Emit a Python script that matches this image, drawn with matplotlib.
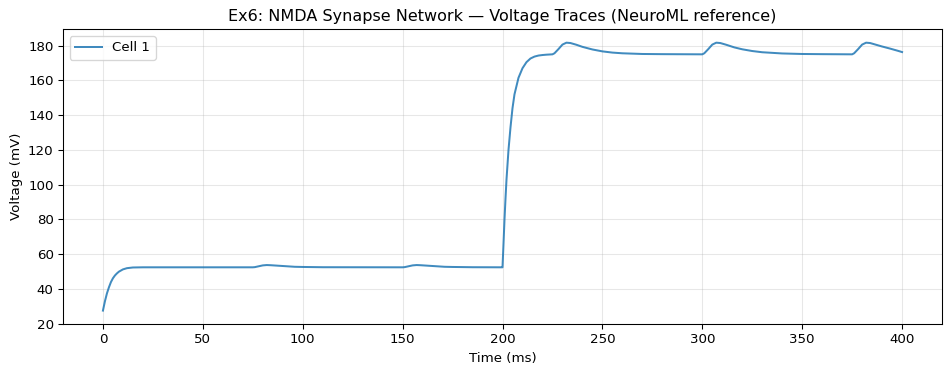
import matplotlib

matplotlib.use("Agg")
import matplotlib.pyplot as plt

# Traço de voltagem (ms, mV)
tempo = [
    0, 1, 2, 3, 4, 5, 6, 7, 8, 10, 12, 15, 20, 30, 75,
    76, 78, 80, 82, 84, 88, 92, 96, 100, 110, 150,
    151, 153, 155, 157, 159, 163, 167, 171, 175, 185, 199.9,
    200, 200.5, 201, 201.5, 202, 203, 204, 205, 206, 208, 210, 212, 214, 216, 218, 220, 222, 225,
    226, 228, 230, 232, 234, 237, 240, 245, 250, 255, 260, 270, 280, 300,
    301, 303, 305, 307, 309, 312, 316, 320, 325, 330, 340, 350, 360, 375,
    376, 378, 380, 382, 384, 387, 390, 394, 398, 400,
]
voltagem = [
    27.6, 33.0, 37.5, 41.0, 44.0, 46.2, 47.8, 49.0, 50.0, 51.3, 52.0, 52.4, 52.5, 52.5, 52.5,
    52.6, 53.1, 53.6, 53.8, 53.7, 53.4, 53.1, 52.8, 52.7, 52.55, 52.5,
    52.6, 53.1, 53.6, 53.8, 53.7, 53.4, 53.1, 52.8, 52.7, 52.55, 52.5,
    52.5, 66.0, 80.0, 92.0, 103.0, 120.0, 133.0, 144.0, 152.0, 161.5, 167.0, 170.5, 172.6, 173.7, 174.3, 174.6, 174.8, 175.0,
    175.6, 178.0, 180.6, 181.7, 181.5, 180.5, 179.3, 177.8, 176.7, 176.0, 175.6, 175.2, 175.1, 175.0,
    175.6, 178.0, 180.6, 181.7, 181.5, 180.5, 179.0, 177.9, 176.9, 176.2, 175.5, 175.2, 175.1, 175.0,
    175.6, 178.0, 180.6, 181.7, 181.5, 180.5, 179.5, 178.3, 177.0, 176.3,
]
rotulo = "Cell 1"

# dpi 96 deixa o texto um pouco menor, como na referência
fig, ax = plt.subplots(figsize=(950 / 96, 374 / 96), dpi=96)
ax.plot(tempo, voltagem, color="tab:blue", lw=1.5, alpha=0.85, label=rotulo)
ax.set_xlabel("Time (ms)")
ax.set_ylabel("Voltage (mV)")
ax.set_title("Ex6: NMDA Synapse Network \u2014 Voltage Traces (NeuroML reference)")
ax.grid(True, alpha=0.3)
ax.legend(loc="upper left")
fig.subplots_adjust(left=0.0663, right=0.9916, top=0.9217, bottom=0.1337)
fig.savefig("out.png", dpi=96)
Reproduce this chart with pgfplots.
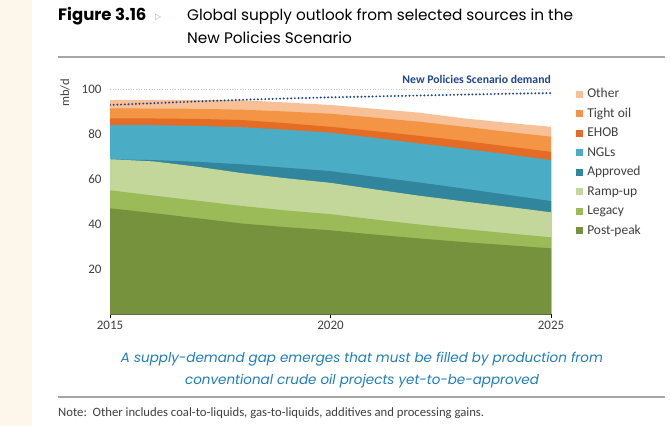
\documentclass[border=0pt]{standalone}
\usepackage{pgfplots}
\pgfplotsset{compat=1.18}
\usepackage{pgfplotstable}
\usepackage{fontspec}
\setmainfont{Carlito}
\newfontfamily\gothic{Poppins}
\newfontfamily\symb{DejaVu Sans}

\definecolor{cother}{HTML}{F8C096}
\definecolor{ctight}{HTML}{F39545}
\definecolor{cehob}{HTML}{E46C24}
\definecolor{cngl}{HTML}{4BACC6}
\definecolor{capproved}{HTML}{31859C}
\definecolor{cramp}{HTML}{C4D79B}
\definecolor{clegacy}{HTML}{9BBB59}
\definecolor{cpost}{HTML}{76923C}
\definecolor{demandblue}{HTML}{1F468F}
\definecolor{capblue}{HTML}{1F7DC0}
\definecolor{beige}{HTML}{FCF7EA}
\definecolor{txt}{HTML}{404040}

% cumulative top of each band, mb/d
\pgfplotstableread{
year pp   legacy ramp approved ngl  ehob tight other demand
2015 47.0 55.0   68.8 68.8     84.0 87.0 91.4  95.1  92.9
2016 44.8 52.6   67.8 68.4     83.9 86.9 91.3  95.2  93.7
2017 42.5 50.3   65.4 67.6     83.6 86.7 91.2  95.1  94.5
2018 40.2 48.0   62.6 66.5     83.0 86.2 90.8  95.0  95.2
2019 38.6 46.0   60.3 65.0     81.9 84.8 90.0  94.0  95.8
2020 37.2 44.4   58.3 63.5     80.6 83.2 89.0  92.9  96.3
2021 35.3 42.0   55.4 61.0     78.3 81.3 87.3  91.2  96.7
2022 33.6 39.8   52.6 58.5     75.8 79.2 85.5  89.5  97.1
2023 32.0 37.8   50.1 55.8     73.5 77.0 83.3  87.0  97.5
2024 30.6 35.9   47.7 53.0     71.0 74.5 81.0  85.0  97.9
2025 29.2 34.1   45.2 50.2     68.4 72.1 78.8  83.2  98.2
}\supply

\begin{document}
\begin{tikzpicture}
\path[use as bounding box, fill=white] (0pt,0pt) rectangle (670pt,-426pt);
\fill[beige] (0pt,0pt) rectangle (32pt,-426pt);

% title
\node[anchor=base west, inner sep=0] at (58pt,-20pt) {\gothic\bfseries\fontsize{16.5}{19}\selectfont Figure 3.16};
\node[anchor=base west, inner sep=0, text=capblue!60] at (155pt,-19pt) {\symb\fontsize{8}{10}\selectfont ▷};
\node[anchor=base west, inner sep=0] at (187pt,-20pt) {\gothic\fontsize{15.3}{18}\selectfont Global supply outlook from selected sources in the};
\node[anchor=base west, inner sep=0] at (187pt,-43pt) {\gothic\fontsize{15.3}{18}\selectfont New Policies Scenario};
\draw[gray!70, line width=1.2pt] (58pt,-57pt) -- (665pt,-57pt);

% unit and demand label
\node[rotate=90, inner sep=0, text=txt] at (65pt,-93pt) {\fontsize{12.5}{14}\selectfont mb/d};
\node[anchor=base east, inner sep=0, text=demandblue] at (551pt,-83pt) {\bfseries\fontsize{11.7}{14}\selectfont New Policies Scenario demand};

\begin{axis}[
    at={(110pt,-314pt)}, anchor=south west,
    scale only axis, width=441pt, height=225pt,
    xmin=2015, xmax=2025, ymin=0, ymax=100,
    axis x line*=bottom, axis y line*=left,
    x axis line style={-, line width=1pt},
    y axis line style={draw=none},
    xtick={2015,2020,2025},
    ytick={20,40,60,80,100},
    tick align=outside,
    major tick length=4pt,
    ytick style={draw=none},
    xtick style={black, line width=1pt},
    /pgf/number format/assume math mode=true,
    /pgf/number format/1000 sep={},
    tick label style={font=\fontsize{13}{15}\selectfont, text=txt},
    yticklabel style={xshift=-1pt},
    legend style={at={(1.05,1.018)}, anchor=north west, draw=none, fill=none,
        font=\fontsize{13.5}{15}\selectfont, text=txt, row sep=5pt,
        nodes={text height=9.5pt, text depth=3pt, inner sep=1pt},
        /tikz/every odd column/.append style={column sep=3pt}},
    legend cell align=left,
    legend image code/.code={\fill[#1] (0pt,-3.5pt) rectangle (7pt,3.5pt);},
]
\addplot[fill=cother, draw=none] table[x=year, y=other] {\supply} \closedcycle;
\addlegendentry{Other}
\addplot[fill=ctight, draw=none] table[x=year, y=tight] {\supply} \closedcycle;
\addlegendentry{Tight oil}
\addplot[fill=cehob, draw=none] table[x=year, y=ehob] {\supply} \closedcycle;
\addlegendentry{EHOB}
\addplot[fill=cngl, draw=none] table[x=year, y=ngl] {\supply} \closedcycle;
\addlegendentry{NGLs}
\addplot[fill=capproved, draw=none] table[x=year, y=approved] {\supply} \closedcycle;
\addlegendentry{Approved}
\addplot[fill=cramp, draw=none] table[x=year, y=ramp] {\supply} \closedcycle;
\addlegendentry{Ramp-up}
\addplot[fill=clegacy, draw=none] table[x=year, y=legacy] {\supply} \closedcycle;
\addlegendentry{Legacy}
\addplot[fill=cpost, draw=none] table[x=year, y=pp] {\supply} \closedcycle;
\addlegendentry{Post-peak}

\draw[gray!45, dotted, line width=0.6pt] (axis cs:2015,100) -- (axis cs:2025,100);
\addplot[forget plot, color=demandblue, line width=2.2pt, line cap=round,
    dash pattern=on 0pt off 3.7pt] table[x=year, y=demand] {\supply};
\end{axis}

% caption and note
\node[anchor=base, inner sep=0, text=capblue] at (362pt,-362pt) {\gothic\itshape\fontsize{13.5}{16}\selectfont A supply-demand gap emerges that must be filled by production from};
\node[anchor=base, inner sep=0, text=capblue] at (362pt,-384pt) {\gothic\itshape\fontsize{13.5}{16}\selectfont conventional crude oil projects yet-to-be-approved};
\draw[gray!70, line width=1.2pt] (58pt,-397pt) -- (665pt,-397pt);
\node[anchor=base west, inner sep=0, text=txt] at (58pt,-416pt) {\fontsize{12.7}{15}\selectfont Note:\ \ Other includes coal-to-liquids, gas-to-liquids, additives and processing gains.};
\end{tikzpicture}
\end{document}
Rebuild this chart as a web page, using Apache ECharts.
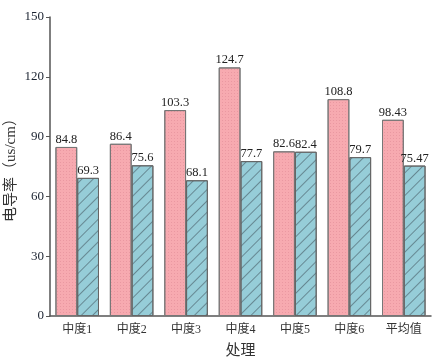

════════

■ WHAT IS EXPECTED
Show the lines of the material that contain the word "with".

■ EXPECTED OUTPUT
Emit a Python script that matches this image, drawn with matplotlib.
Reproduce this chart with pgfplots.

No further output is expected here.